▶ _Dataset content_:
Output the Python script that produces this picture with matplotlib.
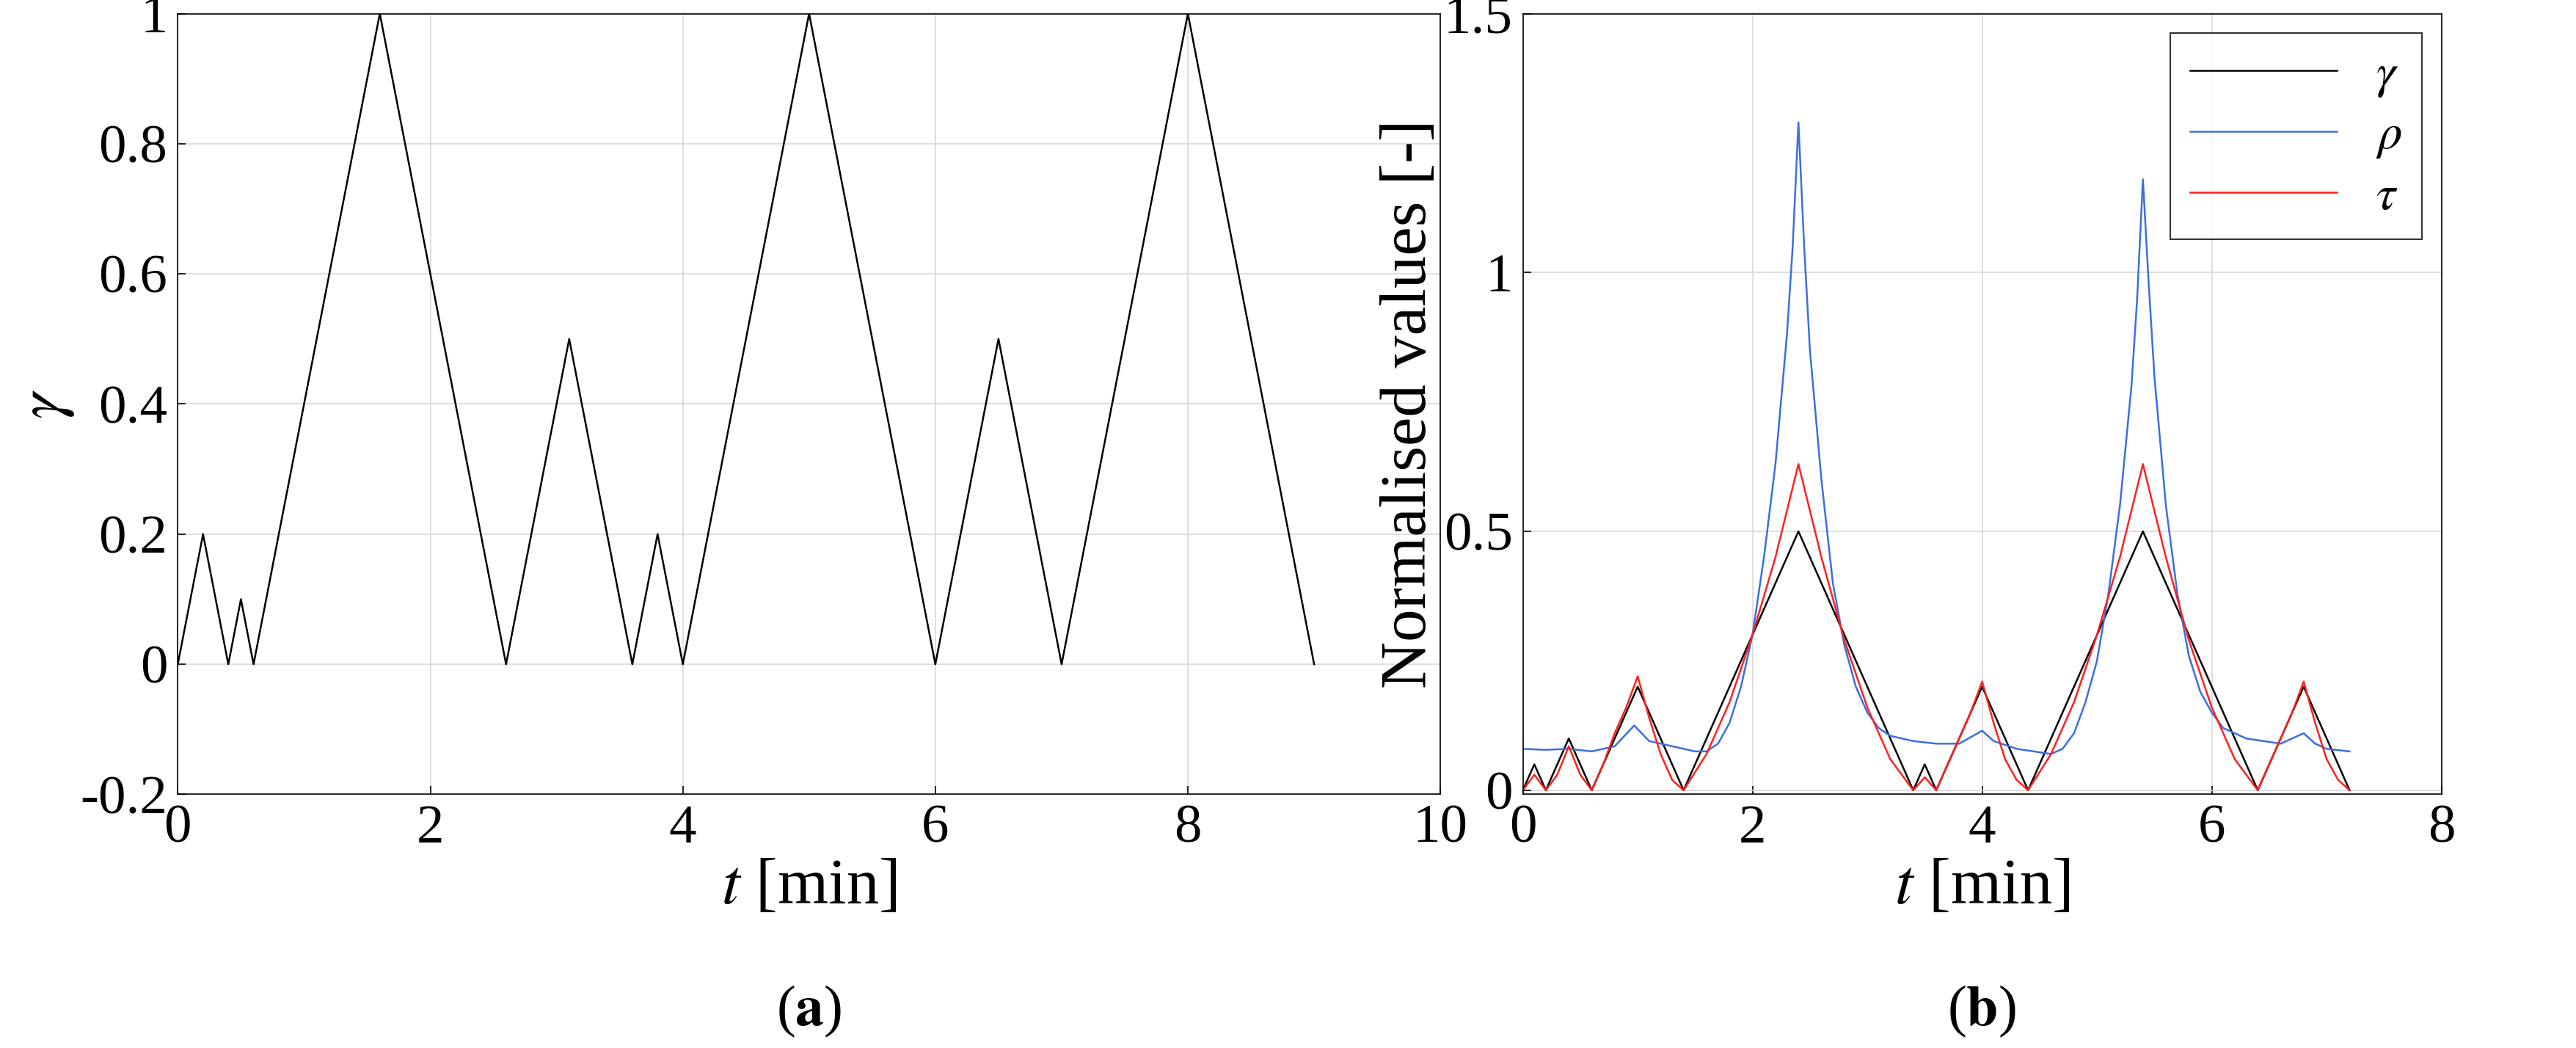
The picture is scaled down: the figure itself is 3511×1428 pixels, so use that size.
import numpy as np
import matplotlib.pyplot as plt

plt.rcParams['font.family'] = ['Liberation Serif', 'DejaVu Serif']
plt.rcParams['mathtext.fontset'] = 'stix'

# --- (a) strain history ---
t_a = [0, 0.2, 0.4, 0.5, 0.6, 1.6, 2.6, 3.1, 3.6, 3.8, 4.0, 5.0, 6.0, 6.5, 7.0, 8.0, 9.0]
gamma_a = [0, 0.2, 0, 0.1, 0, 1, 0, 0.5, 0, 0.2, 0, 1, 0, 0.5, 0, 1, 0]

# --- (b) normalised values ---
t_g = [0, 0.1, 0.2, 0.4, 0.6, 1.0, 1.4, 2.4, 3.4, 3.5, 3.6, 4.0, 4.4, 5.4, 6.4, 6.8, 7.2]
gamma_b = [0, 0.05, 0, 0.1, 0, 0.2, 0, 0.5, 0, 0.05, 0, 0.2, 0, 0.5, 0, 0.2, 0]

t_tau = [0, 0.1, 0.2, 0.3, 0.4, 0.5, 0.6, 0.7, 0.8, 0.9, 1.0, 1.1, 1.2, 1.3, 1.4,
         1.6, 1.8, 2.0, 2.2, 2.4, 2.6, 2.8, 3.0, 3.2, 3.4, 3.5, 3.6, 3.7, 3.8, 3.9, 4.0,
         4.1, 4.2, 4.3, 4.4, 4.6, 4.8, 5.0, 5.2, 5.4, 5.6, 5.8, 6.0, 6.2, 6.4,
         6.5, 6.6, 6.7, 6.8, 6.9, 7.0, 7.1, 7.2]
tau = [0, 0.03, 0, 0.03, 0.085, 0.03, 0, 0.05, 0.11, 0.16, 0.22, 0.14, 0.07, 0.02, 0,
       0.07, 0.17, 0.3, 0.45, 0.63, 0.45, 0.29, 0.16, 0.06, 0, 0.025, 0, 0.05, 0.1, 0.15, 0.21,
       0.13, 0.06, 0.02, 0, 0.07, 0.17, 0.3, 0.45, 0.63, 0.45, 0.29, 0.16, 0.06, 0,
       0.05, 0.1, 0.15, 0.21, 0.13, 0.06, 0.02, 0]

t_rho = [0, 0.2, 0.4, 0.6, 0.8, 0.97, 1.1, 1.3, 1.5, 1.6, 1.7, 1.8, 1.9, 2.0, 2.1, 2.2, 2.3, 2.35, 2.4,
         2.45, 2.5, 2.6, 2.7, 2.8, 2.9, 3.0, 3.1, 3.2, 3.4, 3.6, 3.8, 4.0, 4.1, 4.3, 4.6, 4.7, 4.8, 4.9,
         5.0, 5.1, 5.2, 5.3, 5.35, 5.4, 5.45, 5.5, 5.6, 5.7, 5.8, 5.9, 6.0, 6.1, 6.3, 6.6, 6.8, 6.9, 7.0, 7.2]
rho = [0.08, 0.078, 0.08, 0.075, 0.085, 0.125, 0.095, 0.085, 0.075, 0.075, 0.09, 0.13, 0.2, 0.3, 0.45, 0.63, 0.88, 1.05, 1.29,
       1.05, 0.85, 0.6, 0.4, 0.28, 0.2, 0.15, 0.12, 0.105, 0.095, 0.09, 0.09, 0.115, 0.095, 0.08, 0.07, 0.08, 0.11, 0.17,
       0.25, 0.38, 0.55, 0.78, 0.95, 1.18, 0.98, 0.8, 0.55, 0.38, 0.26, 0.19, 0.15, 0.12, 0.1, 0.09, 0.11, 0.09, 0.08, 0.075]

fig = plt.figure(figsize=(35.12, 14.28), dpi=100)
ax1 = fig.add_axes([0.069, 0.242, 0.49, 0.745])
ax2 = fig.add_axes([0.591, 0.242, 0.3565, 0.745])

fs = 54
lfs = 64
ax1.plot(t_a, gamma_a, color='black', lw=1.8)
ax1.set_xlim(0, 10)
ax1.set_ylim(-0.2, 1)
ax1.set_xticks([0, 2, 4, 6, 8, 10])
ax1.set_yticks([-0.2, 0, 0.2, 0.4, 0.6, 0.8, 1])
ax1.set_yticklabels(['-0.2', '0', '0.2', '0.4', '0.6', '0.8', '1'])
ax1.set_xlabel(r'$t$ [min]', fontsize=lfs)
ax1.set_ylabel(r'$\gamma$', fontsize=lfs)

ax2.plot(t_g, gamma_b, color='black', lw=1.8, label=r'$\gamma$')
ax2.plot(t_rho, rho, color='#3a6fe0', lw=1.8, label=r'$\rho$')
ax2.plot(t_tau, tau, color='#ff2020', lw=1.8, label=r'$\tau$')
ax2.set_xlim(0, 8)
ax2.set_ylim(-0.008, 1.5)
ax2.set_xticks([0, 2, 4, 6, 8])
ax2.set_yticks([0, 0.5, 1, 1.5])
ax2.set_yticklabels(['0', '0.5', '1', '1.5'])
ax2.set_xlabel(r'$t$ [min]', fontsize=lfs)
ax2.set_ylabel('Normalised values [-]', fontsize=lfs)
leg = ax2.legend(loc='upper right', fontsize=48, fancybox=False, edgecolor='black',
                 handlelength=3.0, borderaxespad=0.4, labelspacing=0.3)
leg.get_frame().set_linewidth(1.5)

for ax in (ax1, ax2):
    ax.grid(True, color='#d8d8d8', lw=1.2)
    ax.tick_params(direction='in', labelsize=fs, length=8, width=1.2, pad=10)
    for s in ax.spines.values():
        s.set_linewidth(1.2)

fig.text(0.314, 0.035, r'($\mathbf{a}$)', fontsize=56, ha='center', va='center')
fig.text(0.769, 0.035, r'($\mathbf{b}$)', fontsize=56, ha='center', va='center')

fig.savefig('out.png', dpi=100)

▶ _Problem_: Without the pictures, transcribe the listing above exactly.

▶ _Result for this exercise_:
Output the Python script that produces this picture with matplotlib.
The picture is scaled down: the figure itself is 3511×1428 pixels, so use that size.
import numpy as np
import matplotlib.pyplot as plt

plt.rcParams['font.family'] = ['Liberation Serif', 'DejaVu Serif']
plt.rcParams['mathtext.fontset'] = 'stix'

# --- (a) strain history ---
t_a = [0, 0.2, 0.4, 0.5, 0.6, 1.6, 2.6, 3.1, 3.6, 3.8, 4.0, 5.0, 6.0, 6.5, 7.0, 8.0, 9.0]
gamma_a = [0, 0.2, 0, 0.1, 0, 1, 0, 0.5, 0, 0.2, 0, 1, 0, 0.5, 0, 1, 0]

# --- (b) normalised values ---
t_g = [0, 0.1, 0.2, 0.4, 0.6, 1.0, 1.4, 2.4, 3.4, 3.5, 3.6, 4.0, 4.4, 5.4, 6.4, 6.8, 7.2]
gamma_b = [0, 0.05, 0, 0.1, 0, 0.2, 0, 0.5, 0, 0.05, 0, 0.2, 0, 0.5, 0, 0.2, 0]

t_tau = [0, 0.1, 0.2, 0.3, 0.4, 0.5, 0.6, 0.7, 0.8, 0.9, 1.0, 1.1, 1.2, 1.3, 1.4,
         1.6, 1.8, 2.0, 2.2, 2.4, 2.6, 2.8, 3.0, 3.2, 3.4, 3.5, 3.6, 3.7, 3.8, 3.9, 4.0,
         4.1, 4.2, 4.3, 4.4, 4.6, 4.8, 5.0, 5.2, 5.4, 5.6, 5.8, 6.0, 6.2, 6.4,
         6.5, 6.6, 6.7, 6.8, 6.9, 7.0, 7.1, 7.2]
tau = [0, 0.03, 0, 0.03, 0.085, 0.03, 0, 0.05, 0.11, 0.16, 0.22, 0.14, 0.07, 0.02, 0,
       0.07, 0.17, 0.3, 0.45, 0.63, 0.45, 0.29, 0.16, 0.06, 0, 0.025, 0, 0.05, 0.1, 0.15, 0.21,
       0.13, 0.06, 0.02, 0, 0.07, 0.17, 0.3, 0.45, 0.63, 0.45, 0.29, 0.16, 0.06, 0,
       0.05, 0.1, 0.15, 0.21, 0.13, 0.06, 0.02, 0]

t_rho = [0, 0.2, 0.4, 0.6, 0.8, 0.97, 1.1, 1.3, 1.5, 1.6, 1.7, 1.8, 1.9, 2.0, 2.1, 2.2, 2.3, 2.35, 2.4,
         2.45, 2.5, 2.6, 2.7, 2.8, 2.9, 3.0, 3.1, 3.2, 3.4, 3.6, 3.8, 4.0, 4.1, 4.3, 4.6, 4.7, 4.8, 4.9,
         5.0, 5.1, 5.2, 5.3, 5.35, 5.4, 5.45, 5.5, 5.6, 5.7, 5.8, 5.9, 6.0, 6.1, 6.3, 6.6, 6.8, 6.9, 7.0, 7.2]
rho = [0.08, 0.078, 0.08, 0.075, 0.085, 0.125, 0.095, 0.085, 0.075, 0.075, 0.09, 0.13, 0.2, 0.3, 0.45, 0.63, 0.88, 1.05, 1.29,
       1.05, 0.85, 0.6, 0.4, 0.28, 0.2, 0.15, 0.12, 0.105, 0.095, 0.09, 0.09, 0.115, 0.095, 0.08, 0.07, 0.08, 0.11, 0.17,
       0.25, 0.38, 0.55, 0.78, 0.95, 1.18, 0.98, 0.8, 0.55, 0.38, 0.26, 0.19, 0.15, 0.12, 0.1, 0.09, 0.11, 0.09, 0.08, 0.075]

fig = plt.figure(figsize=(35.12, 14.28), dpi=100)
ax1 = fig.add_axes([0.069, 0.242, 0.49, 0.745])
ax2 = fig.add_axes([0.591, 0.242, 0.3565, 0.745])

fs = 54
lfs = 64
ax1.plot(t_a, gamma_a, color='black', lw=1.8)
ax1.set_xlim(0, 10)
ax1.set_ylim(-0.2, 1)
ax1.set_xticks([0, 2, 4, 6, 8, 10])
ax1.set_yticks([-0.2, 0, 0.2, 0.4, 0.6, 0.8, 1])
ax1.set_yticklabels(['-0.2', '0', '0.2', '0.4', '0.6', '0.8', '1'])
ax1.set_xlabel(r'$t$ [min]', fontsize=lfs)
ax1.set_ylabel(r'$\gamma$', fontsize=lfs)

ax2.plot(t_g, gamma_b, color='black', lw=1.8, label=r'$\gamma$')
ax2.plot(t_rho, rho, color='#3a6fe0', lw=1.8, label=r'$\rho$')
ax2.plot(t_tau, tau, color='#ff2020', lw=1.8, label=r'$\tau$')
ax2.set_xlim(0, 8)
ax2.set_ylim(-0.008, 1.5)
ax2.set_xticks([0, 2, 4, 6, 8])
ax2.set_yticks([0, 0.5, 1, 1.5])
ax2.set_yticklabels(['0', '0.5', '1', '1.5'])
ax2.set_xlabel(r'$t$ [min]', fontsize=lfs)
ax2.set_ylabel('Normalised values [-]', fontsize=lfs)
leg = ax2.legend(loc='upper right', fontsize=48, fancybox=False, edgecolor='black',
                 handlelength=3.0, borderaxespad=0.4, labelspacing=0.3)
leg.get_frame().set_linewidth(1.5)

for ax in (ax1, ax2):
    ax.grid(True, color='#d8d8d8', lw=1.2)
    ax.tick_params(direction='in', labelsize=fs, length=8, width=1.2, pad=10)
    for s in ax.spines.values():
        s.set_linewidth(1.2)

fig.text(0.314, 0.035, r'($\mathbf{a}$)', fontsize=56, ha='center', va='center')
fig.text(0.769, 0.035, r'($\mathbf{b}$)', fontsize=56, ha='center', va='center')

fig.savefig('out.png', dpi=100)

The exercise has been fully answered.